Comme bonne partie de la musique indépendante en Espagne, les paroles du groupe de Diego, Oferta Especial, calquent les revendications entendues dans les rues lors des manifestations de ces dernières années.
Les chanteurs dénoncent l’injustice sociale, les difficultés économiques et la corruption chez les politiques. Un fléau qui indigne dans un pays où les scandales se succèdent et touchent jusqu’au chef du gouvernement conservateur, Mariano Rajoy.
“Le Premier ministre, cet enfoiré, pourquoi on l’a élu?”, chante Mala Rodriguez, la princesse espagnole du rap.
Sur ce titre, “La rata” (le rat, ndlr), premier extrait de son album sorti en juin, elle évoque la “crise des valeurs” qui frappe le pays.
“Il y a beaucoup de musiciens engagés en Espagne, qui n’ont pas honte de dire ce qu’ils pensent et de montrer leur indignation”, explique dans son accent andalou la chanteuse de 34 ans, de son vrai nom Maria Rodriguez.
“Le rap était pour moi la seule façon de le faire”, explique La Mala, ou “La méchante”. “C’est dans des moments difficiles comme celui-ci que l’on peut découvrir qui est prêt à se battre.”
Son nouvel album, qui a déjà reçu un Latin Grammy, prix internationaux de musique en espagnol et portugais, “dénonce les attitudes complaisantes face à la crise que traverse notre pays”, analyse la rédactrice en chef de l’édition espagnole du magazine Rolling Stone, Beatriz G. Aranda.
Mais les plus grands succès commerciaux ne sont pas ceux qui dénoncent la crise, le Top-40 espagnol étant dominé par des stars internationales comme Jennifer Lopez ou Rihanna.

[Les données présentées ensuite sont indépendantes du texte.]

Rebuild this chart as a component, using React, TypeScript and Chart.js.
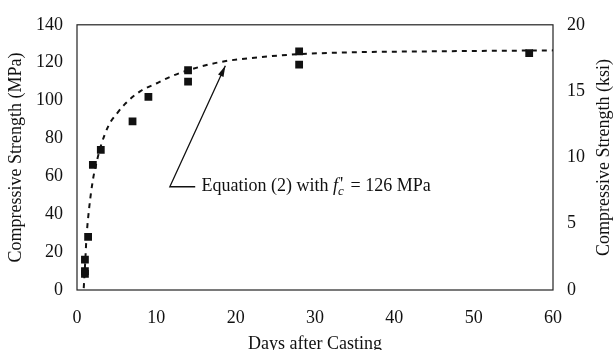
import React, { useEffect, useRef } from "react";
import { Chart, registerables } from "chart.js";
Chart.register(...registerables);

// Measured strengths (days after casting, MPa)
const measuredDays = [1, 1, 1, 1.4, 2, 3, 7, 9, 14, 14, 28, 28, 57];
const measuredMPa = [8.5, 10, 16, 28, 66, 74, 89, 102, 116, 110, 126, 119, 125];

// Equation (2) curve
const curveDays = [0.85, 1, 1.2, 1.5, 2, 2.5, 3, 4, 5, 6, 8, 10, 12, 14, 18, 22, 28, 35, 45, 60];
const curveMPa = [1, 12, 28, 42, 58, 68, 76, 87, 93, 98, 105, 109, 113, 116, 120.3, 122.5, 124.5, 125.5, 126, 126.5];

// Axis ranges / ticks
const xTicks = [0, 10, 20, 30, 40, 50, 60];
const mpaTicks = [0, 20, 40, 60, 80, 100, 120, 140];
const ksiTicks = [0, 5, 10, 15, 20];

// Annotation (data coordinates: day, MPa)
const arrowTip = [18.7, 118.4];
const arrowTail = [11.7, 54.5];
const leaderEnd = [14.9, 54.5];
const labelStart = [15.7, 54.5];

const FONT = "'Liberation Serif', 'Times New Roman', serif";
const FS = 18;

const overlay = {
  id: "overlay",
  afterDraw(chart: any) {
    const { ctx, chartArea: a, scales } = chart;
    const xs = scales.x;
    const ys = scales.y;
    ctx.save();
    // frame
    ctx.strokeStyle = "#222";
    ctx.lineWidth = 1.2;
    ctx.strokeRect(a.left, a.top, a.right - a.left, a.bottom - a.top);

    // right title
    ctx.fillStyle = "#111";
    ctx.font = `${FS}px ${FONT}`;
    ctx.textAlign = "center";
    ctx.textBaseline = "middle";
    ctx.save();
    ctx.translate(604, (a.top + a.bottom) / 2);
    ctx.rotate(-Math.PI / 2);
    ctx.fillText("Compressive Strength (ksi)", 0, 0);
    ctx.restore();

    // arrow
    const tx = xs.getPixelForValue(arrowTip[0]);
    const ty = ys.getPixelForValue(arrowTip[1]);
    const bx = xs.getPixelForValue(arrowTail[0]);
    const by = ys.getPixelForValue(arrowTail[1]);
    const ex = xs.getPixelForValue(leaderEnd[0]);
    ctx.strokeStyle = "#111";
    ctx.lineWidth = 1.3;
    ctx.beginPath();
    ctx.moveTo(ex, by);
    ctx.lineTo(bx, by);
    ctx.lineTo(tx, ty);
    ctx.stroke();
    const ang = Math.atan2(ty - by, tx - bx);
    const len = 11, hw = 3;
    ctx.beginPath();
    ctx.moveTo(tx, ty);
    ctx.lineTo(tx - len * Math.cos(ang) + hw * Math.sin(ang), ty - len * Math.sin(ang) - hw * Math.cos(ang));
    ctx.lineTo(tx - len * Math.cos(ang) - hw * Math.sin(ang), ty - len * Math.sin(ang) + hw * Math.cos(ang));
    ctx.closePath();
    ctx.fillStyle = "#111";
    ctx.fill();

    // label
    let lx = xs.getPixelForValue(labelStart[0]);
    const ly = ys.getPixelForValue(labelStart[1]);
    ctx.textAlign = "left";
    ctx.textBaseline = "middle";
    const part = (t: string, font: string, dy = 0) => {
      ctx.font = font;
      ctx.fillText(t, lx, ly + dy);
      lx += ctx.measureText(t).width;
    };
    part("Equation (2) with ", `${FS}px ${FONT}`);
    part("f", `italic ${FS}px ${FONT}`);
    const cx = lx;
    part("c", `italic 13px ${FONT}`, 5);
    ctx.font = `${FS}px ${FONT}`;
    ctx.fillText("'", cx + 2, ly - 1);
    lx = cx + 8;
    part(" = 126 MPa", `${FS}px ${FONT}`);
    ctx.restore();
  },
};

export default function App() {
  const ref = useRef<HTMLCanvasElement>(null);
  useEffect(() => {
    if (!ref.current) return;
    const tickFont = { family: FONT, size: FS };
    const chart = new Chart(ref.current, {
      type: "scatter",
      data: {
        datasets: [
          {
            label: "Equation (2)",
            data: curveDays.map((d, i) => ({ x: d, y: curveMPa[i] })),
            showLine: true,
            borderColor: "#111",
            borderWidth: 2,
            borderDash: [5, 5],
            pointRadius: 0,
            cubicInterpolationMode: "monotone",
            order: 2,
          },
          {
            label: "Measured",
            data: measuredDays.map((d, i) => ({ x: d, y: measuredMPa[i] })),
            pointStyle: "rect",
            pointRadius: 5.5,
            backgroundColor: "#111",
            borderColor: "#111",
            borderWidth: 0,
            order: 1,
          },
        ],
      },
      options: {
        responsive: false,
        animation: false,
        layout: { padding: { top: 16, left: 0, right: 0, bottom: 0 } },
        plugins: { legend: { display: false }, tooltip: { enabled: false } },
        scales: {
          x: {
            type: "linear",
            min: 0,
            max: 60,
            afterBuildTicks: (s: any) => { s.ticks = xTicks.map((v) => ({ value: v })); },
            afterFit: (s: any) => { s.height = 60; },
            grid: { display: false, drawTicks: false },
            border: { display: false },
            ticks: { color: "#111", font: tickFont, padding: 17, maxRotation: 0 },
            title: { display: true, text: "Days after Casting", color: "#111", font: tickFont, padding: { top: 0, bottom: -5 } },
          },
          y: {
            type: "linear",
            position: "left",
            min: 0,
            max: 140,
            afterBuildTicks: (s: any) => { s.ticks = mpaTicks.map((v) => ({ value: v })); },
            afterFit: (s: any) => { s.width = 77; },
            grid: { display: false, drawTicks: false },
            border: { display: false },
            ticks: { color: "#111", font: tickFont, padding: 14 },
            title: { display: true, text: "Compressive Strength (MPa)", color: "#111", font: tickFont, padding: { top: 5, bottom: 0 } },
          },
          y2: {
            type: "linear",
            position: "right",
            min: 0,
            max: 20,
            afterBuildTicks: (s: any) => { s.ticks = ksiTicks.map((v) => ({ value: v })); },
            afterFit: (s: any) => { s.width = 61; },
            grid: { display: false, drawTicks: false },
            border: { display: false },
            ticks: { color: "#111", font: tickFont, padding: 14 },
          },
        },
      },
      plugins: [overlay],
    } as any);
    return () => chart.destroy();
  }, []);
  return (
    <div style={{ position: "absolute", left: 0, top: 0, width: 614, height: 350, background: "#fff" }}>
      <canvas ref={ref} width={614} height={350} style={{ display: "block" }} />
    </div>
  );
}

“Les groupes qui plaisent aux médias et au grand public ont une vision ingénue et individualiste du monde”, affirme Beatriz G. Aranda. “La chanson engagée est en plus mal vue en Espagne, ce qui n’aide pas.”
Fière de venir d’Andalousie, l’une des régions d’Espagne les plus frappées par le chômage, Mala Rodriguez affirme que son rap est influencé par le flamenco, la musique traditionnelle gitane née sur ses terres d’origine.
“Comme le rock, le flamenco est une musique créée par des exclus et des marginaux”, explique Beatriz G. Aranda. “C’est une musique engagée depuis ses origines”.
Autre artiste andalou, Chico Ocaña mêle depuis le début des années 1990 des rythmes blues et rock and roll aux sonorités flamenco.
Son prochain album, qu’il compte sortir d’ici la fin de l’année, parlera des scandales de corruption et des expulsions de propriétaires surendettés, qui ont mobilisé dans le pays. “Mes chansons parlent de la crise, des manifestations, des coupes budgétaires, de la lutte des riches contre les pauvres”, explique Chico Ocaña qui, à 56 ans, se souvient de son enfance modeste.
“Je suis un enfant de la crise. Quand rien n’est fait, il faut bien tenter de faire bouger les choses. C’est pour ça que je chante.”